Using C-PAC in the AWS Cloud

Introduction

The C-PAC team has released an Amazon Marketplace AMI, making it easier for researchers to use C-PAC in the cloud. You can use the AMI to either launch a single machine for basic runs or create a high performance computing (HPC) cluster using Starcluster. Clusters can be dynamically scaled up as your computational needs increase. Detailed explanations of cloud computing and HPC are beyond the scope of this documentation, but we will define a few key terms before we start. If these terms are familiar, you may skip them and proceed to later sections.

  • Amazon Machine Instance (AMI) - A disk image of an operating system and any additional installed software that can be used to create a virtual machine.
  • Instance - A single running virtual machine whose initial state is based on the AMI that it is launched from. Instances can be classified as spot instances or on-demand instances. On-demand instances are reliably created the moment they are requested for a fixed rate. Spot instances are created based on whether or not a bid that you set is accepted by Amazon. They can be significantly cheaper than on-demand instances, but are only created when Amazon accepts your bid.
  • Instance Type - The hardware specification for a given instance. A list of the instance types made available by Amazon may be found here.
  • Terminated Instance - An instance is considered terminated when its resources have been completely freed up for use by others in the Amazon cloud. Any data on a terminated instance that is not relocated to persistent storage such as EBS (see below) will be completely discarded. Instance termination is the virtual equivalent of throwing out a physical server. When you have terminated an instance, you are no longer paying for it. Note that by default, instances do not have persistent storage attached to them- you will need to configure persistent storage when you set up the instance.
  • Stopped Instance - An instance is considered stopped when it is not active, but its resources are still available for future use whenever you choose to reactivate it.

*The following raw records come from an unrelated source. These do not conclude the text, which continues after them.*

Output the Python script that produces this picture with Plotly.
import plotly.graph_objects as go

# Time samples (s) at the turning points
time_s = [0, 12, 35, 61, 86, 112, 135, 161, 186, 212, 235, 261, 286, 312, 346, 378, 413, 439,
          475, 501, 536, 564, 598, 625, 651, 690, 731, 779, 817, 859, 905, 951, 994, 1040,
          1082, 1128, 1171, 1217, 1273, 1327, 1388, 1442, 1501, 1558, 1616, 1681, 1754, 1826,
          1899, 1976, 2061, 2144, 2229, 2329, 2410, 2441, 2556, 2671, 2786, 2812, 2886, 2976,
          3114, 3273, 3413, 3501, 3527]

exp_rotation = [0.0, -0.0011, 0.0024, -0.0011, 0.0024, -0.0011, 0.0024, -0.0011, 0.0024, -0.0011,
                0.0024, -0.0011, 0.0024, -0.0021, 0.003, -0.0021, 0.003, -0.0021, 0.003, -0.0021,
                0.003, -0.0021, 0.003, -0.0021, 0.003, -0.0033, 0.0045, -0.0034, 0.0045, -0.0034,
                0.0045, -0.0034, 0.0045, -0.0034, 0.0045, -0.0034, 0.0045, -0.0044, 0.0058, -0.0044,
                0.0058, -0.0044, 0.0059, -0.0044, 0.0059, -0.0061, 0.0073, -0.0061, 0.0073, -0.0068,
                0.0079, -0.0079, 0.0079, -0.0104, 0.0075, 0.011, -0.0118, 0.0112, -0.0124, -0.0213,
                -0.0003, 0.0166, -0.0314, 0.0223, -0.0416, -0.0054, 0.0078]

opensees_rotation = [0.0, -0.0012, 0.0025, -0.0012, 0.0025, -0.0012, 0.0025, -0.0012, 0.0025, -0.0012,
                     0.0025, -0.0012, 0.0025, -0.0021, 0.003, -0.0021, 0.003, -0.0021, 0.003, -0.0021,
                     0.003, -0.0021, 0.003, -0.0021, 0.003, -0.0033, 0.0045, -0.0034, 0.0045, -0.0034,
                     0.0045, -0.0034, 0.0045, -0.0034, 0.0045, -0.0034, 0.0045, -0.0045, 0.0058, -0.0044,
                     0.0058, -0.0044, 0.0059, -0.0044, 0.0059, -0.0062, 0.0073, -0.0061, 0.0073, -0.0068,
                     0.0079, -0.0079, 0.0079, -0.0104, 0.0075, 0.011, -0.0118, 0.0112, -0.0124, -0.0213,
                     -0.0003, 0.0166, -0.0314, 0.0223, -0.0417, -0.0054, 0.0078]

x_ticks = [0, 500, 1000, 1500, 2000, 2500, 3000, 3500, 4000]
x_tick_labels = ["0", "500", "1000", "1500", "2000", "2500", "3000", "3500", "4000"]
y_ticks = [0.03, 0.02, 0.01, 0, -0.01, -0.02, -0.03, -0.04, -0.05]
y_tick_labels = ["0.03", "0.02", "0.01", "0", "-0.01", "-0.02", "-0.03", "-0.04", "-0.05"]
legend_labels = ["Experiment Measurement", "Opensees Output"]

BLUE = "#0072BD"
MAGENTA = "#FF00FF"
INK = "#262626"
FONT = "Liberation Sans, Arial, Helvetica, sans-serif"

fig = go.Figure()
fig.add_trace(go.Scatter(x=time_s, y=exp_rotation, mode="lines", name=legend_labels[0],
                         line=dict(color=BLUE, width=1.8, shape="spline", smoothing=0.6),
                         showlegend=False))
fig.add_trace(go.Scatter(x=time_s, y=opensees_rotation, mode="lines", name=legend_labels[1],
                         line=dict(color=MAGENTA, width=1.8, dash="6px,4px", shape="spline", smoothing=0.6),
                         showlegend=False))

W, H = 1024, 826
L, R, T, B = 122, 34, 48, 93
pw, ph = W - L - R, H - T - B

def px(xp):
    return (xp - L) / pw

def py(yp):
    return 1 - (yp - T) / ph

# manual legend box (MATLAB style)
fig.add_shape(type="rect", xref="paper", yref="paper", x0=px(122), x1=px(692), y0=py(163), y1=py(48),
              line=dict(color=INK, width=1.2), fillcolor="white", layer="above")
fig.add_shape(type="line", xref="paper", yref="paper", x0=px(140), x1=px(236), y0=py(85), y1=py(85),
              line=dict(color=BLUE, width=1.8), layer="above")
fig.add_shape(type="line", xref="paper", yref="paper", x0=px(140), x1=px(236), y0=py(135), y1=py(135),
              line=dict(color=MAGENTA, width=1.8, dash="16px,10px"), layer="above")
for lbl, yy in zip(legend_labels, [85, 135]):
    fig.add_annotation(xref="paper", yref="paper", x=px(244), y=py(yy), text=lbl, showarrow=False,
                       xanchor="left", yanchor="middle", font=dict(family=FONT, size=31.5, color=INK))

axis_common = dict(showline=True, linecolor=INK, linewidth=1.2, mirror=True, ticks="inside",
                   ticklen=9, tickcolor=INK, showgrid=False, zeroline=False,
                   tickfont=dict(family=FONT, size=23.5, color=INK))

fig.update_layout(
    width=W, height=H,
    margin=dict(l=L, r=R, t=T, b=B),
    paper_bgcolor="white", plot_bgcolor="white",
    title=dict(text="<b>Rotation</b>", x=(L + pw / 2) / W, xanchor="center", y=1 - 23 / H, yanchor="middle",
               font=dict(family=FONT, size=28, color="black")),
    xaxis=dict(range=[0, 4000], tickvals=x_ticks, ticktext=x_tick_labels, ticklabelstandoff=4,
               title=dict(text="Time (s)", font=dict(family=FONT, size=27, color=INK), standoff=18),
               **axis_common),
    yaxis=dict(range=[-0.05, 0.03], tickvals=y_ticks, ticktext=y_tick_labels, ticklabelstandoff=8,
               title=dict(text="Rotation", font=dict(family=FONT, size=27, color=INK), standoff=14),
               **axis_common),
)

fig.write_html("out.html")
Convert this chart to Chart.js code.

Stopping an instance is the virtual equivalent of turning a computer off or putting it in hibernate mode. When you stop an instance, you continue to pay for the storage associated with it (i.e., the main and other volumes attached to it), but not for the instance itself. You should stop an instance when the analyses you are working on are not fully done and you would like to preserve the current state of a running instance.
  • Simple Storage Service (S3) - A form of storage offered by Amazon. S3 is not intended to be directly attached to instances since it lacks a filesystem, but it can be used to archive large datasets. Amazon provides tools for uploading data to S3 ‘buckets’ where it can be stored. It is less costly than EBS.
  • Elastic Block Storage (EBS) - A form of persistent storage offered by Amazon for use with instances. When you have terminated an instance, items stored in an EBS volume can be accessed by any future instances that you start up.
  • EC2 Instance Store - A form of temporary storage that comes included with some instance types. Instance store volumes must be added manually before launching an instance, and all files stored on them will be lost when the instance is terminated. The instance store is typically mounted at /mnt.

Lastly, it would be important to review any terms related to the Sun Grid Engine job scheduler.

Creating AWS Access and Network Keys

Before you can create a single C-PAC machine or a C-PAC HPC cluster, you must first generate credentials that will allow you to log into any AWS instance that you create. The following steps will walk you through the process of creating all the necessary credentials and encryption keys that you will need.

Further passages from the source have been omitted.